“Beati i perseguitati per causa della giustizia perché di essi è il Regno dei Cieli” (Matteo 5,3):

fra i tanti “consigli” di soggetti anche ragionevoli (da Letta Gianni a Confalonieri Giulio), nessuno si è ricordato di questa “beatitudine” del famoso discorso della Montagna, di cui Matteo ci dà la versione più fascinosa. Chi tra gli anziani come me ricorda il film “Vangelo secondo Matteo” di Pierpaolo Pasolini ha ancora i brividi al pensiero della declamazione di Enrico Maria Salerno per la figura di un bellissimo Cristo. Una dimenticanza, quella degli illustri consulenti-plaudenti del Cavaliere? O non, forse, il pensiero, molto retrò, che uno come lui sia talmente intangibile da umane miserie da non poter avere sofferenze di sorta, neppure “a causa della giustizia”?
A meno che, in tutta coscienza, al netto di quanto sbandierato ai quattro venti in tutti questi anni, egli non si senta affatto “perseguitato a causa della giustizia”, al punto da non sentire il bisogno di rifugiarsi nella speranza-certezza del Vangelo: i perseguitati a causa della giustizia avranno il Regno dei Cieli. Oppure, più prosaicamente, il Cavaliere, a parte la sua madre molto devota e la sua zia suora, è circondato da gente ignorante, che prevalentemente, lo “usa” anche nelle sue disgrazie: come quella senatrice dal cognome roboante, ma dai gusti banali e “da bancarella” – di cui a t-shirt molto opinabili e certamente sguaiate – e dall’uso davvero improprio delle aule parlamentari. Immaginate se il Cavaliere avesse condito la giaculatoria ventennale della persecuzione da parte “di pm comunisti e politicizzati” con il solenne richiamo al discorso della Montagna secondo Matteo. Prima che una umanissima lacrima rigasse il suo volto avrebbe potuto gridare: “Anche nostro Signore Gesù Cristo aveva previsto l’uso improprio della giustizia a fini persecutori, tanto da definire ‘beati’ i ‘perseguitati’ come me, ed assegnare loro, me compreso, il Regno dei Cieli”.
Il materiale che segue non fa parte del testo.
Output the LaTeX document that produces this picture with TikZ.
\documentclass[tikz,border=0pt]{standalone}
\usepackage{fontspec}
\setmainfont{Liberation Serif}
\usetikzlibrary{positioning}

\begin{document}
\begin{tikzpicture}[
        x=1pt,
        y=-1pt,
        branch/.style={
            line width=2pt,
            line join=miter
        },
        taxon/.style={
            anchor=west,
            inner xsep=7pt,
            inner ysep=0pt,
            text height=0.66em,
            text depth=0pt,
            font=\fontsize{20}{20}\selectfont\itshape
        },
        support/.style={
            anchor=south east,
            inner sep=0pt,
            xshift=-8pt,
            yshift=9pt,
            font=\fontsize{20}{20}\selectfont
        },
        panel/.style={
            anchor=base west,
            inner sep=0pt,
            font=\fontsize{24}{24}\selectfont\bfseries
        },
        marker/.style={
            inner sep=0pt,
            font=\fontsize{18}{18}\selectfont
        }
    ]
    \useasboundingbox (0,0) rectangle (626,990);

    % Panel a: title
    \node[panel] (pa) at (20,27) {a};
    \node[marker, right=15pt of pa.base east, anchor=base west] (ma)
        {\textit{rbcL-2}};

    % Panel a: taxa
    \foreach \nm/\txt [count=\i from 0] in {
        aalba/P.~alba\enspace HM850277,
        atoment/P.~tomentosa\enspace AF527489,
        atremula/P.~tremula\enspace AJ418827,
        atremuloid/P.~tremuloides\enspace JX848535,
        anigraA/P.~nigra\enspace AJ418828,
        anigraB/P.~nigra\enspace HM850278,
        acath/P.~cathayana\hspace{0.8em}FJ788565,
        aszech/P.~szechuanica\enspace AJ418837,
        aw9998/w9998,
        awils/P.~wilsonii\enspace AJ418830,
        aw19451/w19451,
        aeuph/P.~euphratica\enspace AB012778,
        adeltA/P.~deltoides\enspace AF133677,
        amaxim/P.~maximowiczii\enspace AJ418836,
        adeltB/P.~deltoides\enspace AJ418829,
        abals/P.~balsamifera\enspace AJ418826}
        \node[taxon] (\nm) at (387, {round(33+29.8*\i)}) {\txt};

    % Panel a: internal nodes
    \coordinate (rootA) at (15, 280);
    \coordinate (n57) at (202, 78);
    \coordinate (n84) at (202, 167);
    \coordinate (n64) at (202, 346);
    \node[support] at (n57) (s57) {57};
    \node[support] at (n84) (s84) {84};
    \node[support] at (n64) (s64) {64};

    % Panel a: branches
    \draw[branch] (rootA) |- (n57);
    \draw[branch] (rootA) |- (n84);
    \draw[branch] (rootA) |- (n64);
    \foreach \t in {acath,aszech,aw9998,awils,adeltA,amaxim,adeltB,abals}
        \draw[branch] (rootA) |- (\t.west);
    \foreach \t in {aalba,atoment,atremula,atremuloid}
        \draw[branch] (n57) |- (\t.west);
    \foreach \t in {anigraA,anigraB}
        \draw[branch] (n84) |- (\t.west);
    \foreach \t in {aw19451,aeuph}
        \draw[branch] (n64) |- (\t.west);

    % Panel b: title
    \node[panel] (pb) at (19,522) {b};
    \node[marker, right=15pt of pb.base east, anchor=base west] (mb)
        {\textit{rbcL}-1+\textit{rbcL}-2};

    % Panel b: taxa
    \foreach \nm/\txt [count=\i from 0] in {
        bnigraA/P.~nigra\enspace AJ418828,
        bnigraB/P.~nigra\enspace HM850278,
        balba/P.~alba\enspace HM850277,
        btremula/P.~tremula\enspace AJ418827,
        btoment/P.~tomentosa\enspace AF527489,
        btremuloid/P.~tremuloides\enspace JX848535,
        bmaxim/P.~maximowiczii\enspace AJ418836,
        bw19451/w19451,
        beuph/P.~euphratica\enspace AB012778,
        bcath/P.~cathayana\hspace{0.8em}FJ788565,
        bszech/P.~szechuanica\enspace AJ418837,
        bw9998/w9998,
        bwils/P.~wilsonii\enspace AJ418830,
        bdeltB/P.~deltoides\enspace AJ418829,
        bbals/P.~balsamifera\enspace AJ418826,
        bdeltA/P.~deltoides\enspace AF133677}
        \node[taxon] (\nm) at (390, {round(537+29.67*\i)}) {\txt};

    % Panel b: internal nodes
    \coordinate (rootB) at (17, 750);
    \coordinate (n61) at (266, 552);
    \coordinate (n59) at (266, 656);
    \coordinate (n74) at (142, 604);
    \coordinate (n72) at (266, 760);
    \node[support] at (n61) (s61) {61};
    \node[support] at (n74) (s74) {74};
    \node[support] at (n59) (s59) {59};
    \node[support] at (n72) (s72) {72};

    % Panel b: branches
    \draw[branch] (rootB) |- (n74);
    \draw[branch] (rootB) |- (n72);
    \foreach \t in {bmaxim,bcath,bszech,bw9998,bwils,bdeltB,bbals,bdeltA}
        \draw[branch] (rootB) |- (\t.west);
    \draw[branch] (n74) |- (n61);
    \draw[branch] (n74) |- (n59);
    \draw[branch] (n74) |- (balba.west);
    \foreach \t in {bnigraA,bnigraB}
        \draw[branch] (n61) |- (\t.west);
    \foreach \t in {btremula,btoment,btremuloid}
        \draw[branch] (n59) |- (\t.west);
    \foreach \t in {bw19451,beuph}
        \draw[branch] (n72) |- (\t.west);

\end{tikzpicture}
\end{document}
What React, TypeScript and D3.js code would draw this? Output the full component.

Una occasione persa fra i meandri dei consigli banali profusi da persone lautamente pagate. Una tragedia che non riesce ad averne il pathos e l’intensità: tutta giocata sui destini personali di troppi, e di troppe, con sullo sfondo – molto sullo sfondo, lontani – gli interessi del paese e della sua gente.
Naturalmente il merito del processo, i fatti di cui al processo, le carte, le prove più o meno fondate interessano pochi, di qua e di là: presi come sono, i più, dagli aspetti “spettacolari” della sentenza e dalle sue conseguenze sul piano politico ed istituzionale. Al netto della verità, comunque “macchiata” da dichiarazioni improvvide ed anche da questa sorta di valore assoluto che si attribuisce alle sentenze, dimenticando che esse provengono sempre da uomini, in quanto tali fallibili, ancorchè, probabilmente, spesso in buona fede. Questa volta lo ricordo sommessamente io: se non ci fosse questo pericolo dalla giustizia degli uomini, nostro Signore Gesù Cristo non avrebbe avuto la “preoccupazione” di dichiarare “Beati i perseguitati a causa della giustizia” e di assegnare loro “il Regno dei Cieli”. O no?! Ma tutto questo al Cavaliere nessuno lo ha saputo dire. E di conseguenza neppure a tutti noi, poveri mortali.